Quanto ao paroquialismo (deixemos de lado o termo tribalismo), convém lembrar que não estamos falando do conceito católico de paróquia. Trata-se, em lugar disso, de uma visão de mundo que gira em torna de uma determinada localidade: centrada no território, na língua, nos costumes e na cultura dessa região local e localizada. Como temos acompanhado recentemente, são inúmeros hoje os projetos separatistas espalhados por todo o mundo. Balcãs, Catalunha, norte de Itália, Escócia, Brexit, para citar alguns.
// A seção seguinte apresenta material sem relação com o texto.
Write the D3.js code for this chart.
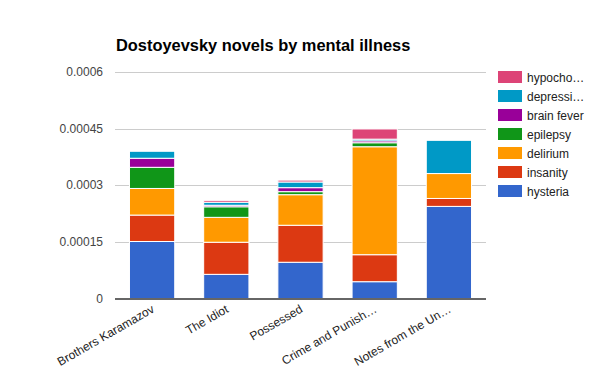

Duas tendências se entrelaçam: se, de um lado, o paroquialismo pode revelar uma dimensão positiva de afirmação identitária, na contramão de uma globalização política e economicamente avassaladora, de outro, exibe uma dimensão negativa, que se fecha sobre si mesmo, numa espécie de gueto isolacionista, cerrando as fronteiras a tora e qualquer influências estranha e estrangeira. Outra coisa, evidentemente, é a luta justa e legítima dos curdos e dos palestinos pelo direito a um Estado territorial!
Conclui-se que semelhantes atitudes, em maior ou menor grau, buscam um ponto de apoio numa sociedade que rompeu com o “contrato social”, para voltar a Thomas Hobbes, John Locke e Jean-Jacques-Rosseau, filósofos do contratualismo. Nesse mar liquefato, como náufragos em meio à tormenta e batidos de todos os lados pelas ondas bravias, os representantes de tais “ismos” tentam desesperadamente encontrar uma pedra onde apoiar os pés. Na falta disso, vale qualquer tábua de salvação.